I remembered the bishop I spoke to many years ago, who set me on the path to becoming Bitter and Twisted, as I recount here. Essentially, he didn't want to upset anyone.
And more recently, another member of the hierarchy has told me that they are extremely sensitive to the difficulties that people face, as an explanation for various concerns I raised (these sorts of things...)
So one possible interpretation is that the bishops just don't want to upset anyone.
Whilst a laudable aim, there are some problems with that, if it is elevated above the central mission of the Church, to proclaim Christ's saving truth, in order that people repent and believe the Gospel, so that they may be saved by Christ's Redemptive Work, operating through the Sacraments, and thus attain eternal life.
Of course we should strive not to hurt others unnecessarily; but that is a secondary good, not the primary one.
Furthermore, when I read the Gospels, I see that Our Lord would frequently say ‘hurtful’ things. Imagine how the Syro-Phoenician woman felt, when told she was a dog who should not eat the childrens' food; or how the Samaritan woman at the well felt, when Our Lord named her sordid 'lifestyle choices;' or how St Peter felt, when Our Lord said: vade post me, Satana! Or the pharisees, when they were called all sorts of offensive names; or Martha when she was trying to make everything perfect for Our Lord and was rebuked; and I could go on.
For Him, truth and love are inseparable, and He confronts people with the truth, in order to call them to repentance, and thus to become open to His love. That seems to me where the Church is failing in this country, which is why our confessional queues are empty, and so, eventually, are our Masses.
Secondly, the unwillingness to hurt the feelings of any one group inevitably hurts the feelings of another. Thus the kindness extended to the divorced and remarried, if it goes so far as to imply they have a right to live with a new partner, becomes extremely cruel to the abandoned spouse, particularly when she or he has stayed faithful to the marriage vows in obedience to the Church.
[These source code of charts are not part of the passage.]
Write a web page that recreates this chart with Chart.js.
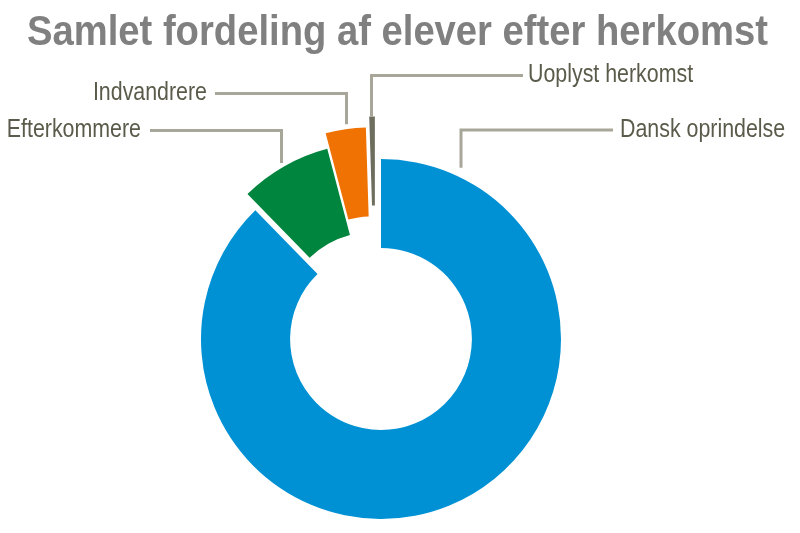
<!DOCTYPE html>
<html>
<head>
<meta charset="utf-8">
<style>
  html, body { margin: 0; padding: 0; background: #fff; }
  #wrap { width: 800px; height: 533px; }
</style>
</head>
<body>
<div id="wrap"><canvas id="herkomstChart" width="800" height="533"></canvas></div>

<script src="https://cdn.jsdelivr.net/npm/chart.js"></script>
<script>
  // andel af elever (%)
  const categories = ['Dansk oprindelse', 'Efterkommere', 'Indvandrere', 'Uoplyst herkomst'];
  const shares = [87.7, 8.2, 3.6, 0.5];
  const colors = ['#0091d5', '#00853e', '#ef7203', '#6e6e5e'];
  // udtrukne stykker: afstand (px) og lille drejning af retningen (grader mod uret)
  const explode = [0, 18, 33, 43];
  const explodeTilt = [0, -3.5, 8.4, 7.3];

  // placering af etiketter og hjælpelinjer
  const labelLayout = [
    { lineX: 461, lineY: 130, endX: 613, textX: 620, align: 'left', gap: 10 },
    { lineX: 281.5, lineY: 130.5, endX: 150, textX: 141, align: 'right', gap: 5 },
    { lineX: 346.5, lineY: 93.5, endX: 215, textX: 207, align: 'right', gap: 5 },
    { lineX: 371.5, lineY: 75.5, endX: 523, textX: 528, align: 'left', gap: 0 }
  ];

  const narrowText = (ctx, text, x, y, align, scale) => {
    ctx.save();
    ctx.translate(x, y);
    ctx.scale(scale, 1);
    ctx.textAlign = align;
    ctx.fillText(text, 0, 0);
    ctx.restore();
  };

  const shift = (arc, i) => {
    const dir = (arc.startAngle + arc.endAngle) / 2 - explodeTilt[i] * Math.PI / 180;
    return { dx: Math.cos(dir) * explode[i], dy: Math.sin(dir) * explode[i] };
  };

  // tegn hvert stykke forskudt ud fra midten
  const explodePlugin = {
    id: 'explode',
    beforeDatasetDraw(chart, args) {
      const ctx = chart.ctx;
      args.meta.data.forEach((arc, i) => {
        const s = shift(arc, i);
        ctx.save();
        ctx.translate(s.dx, s.dy);
        arc.draw(ctx, chart.chartArea);
        ctx.restore();
      });
      return false;
    }
  };

  const calloutPlugin = {
    id: 'callouts',
    afterDatasetsDraw(chart) {
      const ctx = chart.ctx;
      const arcs = chart.getDatasetMeta(0).data;

      // titel
      ctx.save();
      ctx.fillStyle = '#808080';
      ctx.font = 'bold 43px "Liberation Sans", Arial, sans-serif';
      ctx.textBaseline = 'alphabetic';
      const title = 'Samlet fordeling af elever efter herkomst';
      const tw = ctx.measureText(title).width;
      narrowText(ctx, title, 397.5, 45, 'center', 741 / tw);
      ctx.restore();

      arcs.forEach((arc, i) => {
        const L = labelLayout[i];
        const s = shift(arc, i);
        const cx = arc.x + s.dx;
        const cy = arc.y + s.dy;
        const r = arc.outerRadius;
        const dx = L.lineX - cx;
        const bottom = cy - Math.sqrt(Math.max(r * r - dx * dx, 0)) - L.gap;

        ctx.save();
        ctx.strokeStyle = '#a8a698';
        ctx.lineWidth = 3;
        ctx.beginPath();
        ctx.moveTo(L.lineX, bottom);
        ctx.lineTo(L.lineX, L.lineY);
        ctx.lineTo(L.endX, L.lineY);
        ctx.stroke();

        ctx.fillStyle = '#5b5b4b';
        ctx.font = '25px "Liberation Sans", Arial, sans-serif';
        ctx.textBaseline = 'middle';
        narrowText(ctx, categories[i], L.textX, L.lineY, L.align, 0.855);
        ctx.restore();
      });
    }
  };

  const ctx = document.getElementById('herkomstChart').getContext('2d');
  new Chart(ctx, {
    type: 'doughnut',
    data: {
      labels: categories,
      datasets: [{
        data: shares,
        backgroundColor: colors,
        borderWidth: 0,
        hoverOffset: 0
      }]
    },
    options: {
      responsive: false,
      animation: false,
      events: [],
      radius: 180,
      cutout: '50.5%',
      layout: { padding: { left: 0, right: 38, top: 145, bottom: 0 } },
      plugins: {
        legend: { display: false },
        title: { display: false },
        tooltip: { enabled: false }
      }
    },
    plugins: [explodePlugin, calloutPlugin]
  });
</script>
</body>
</html>
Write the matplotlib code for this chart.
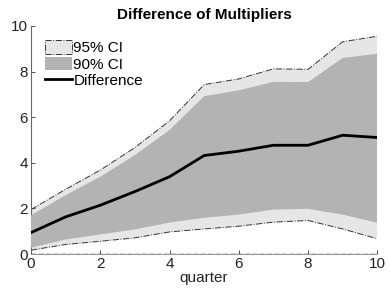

Or the welcome extended to homosexuals, if it condones or celebrates those who are openly living in same-sex relationships becomes extremely cruel to those who are tempted to same-sex relationships, but pursue chastity, in obedience to the Church.
Further, if one consistently compromises with the truth in order to avoid giving offence, there is the risk that one eventually loosens one’s grip on it. For how ‘hurtful’ it would be to say that someone in a loving relationship needs to repent. The Church can’t really mean that… and so on. But if that loving relationship is in fact adulterous (and Our Lord was quite clear about this) then it is sinful: and sin will damage those who indulge in it, so it is no kindness at all to collude with it. And so, as I say, one loosens one’s grip on the truth.
So yes, we should avoid saying hurtful things where we can; but never at the cost of compromising the truth when that needs to be said. And if our role is a pastor or catechist, then we have a responsibility to proclaim the truth, in season and out, not to compromise it for 'pastoral' reasons - because we have the example of the Good Shepherd to follow.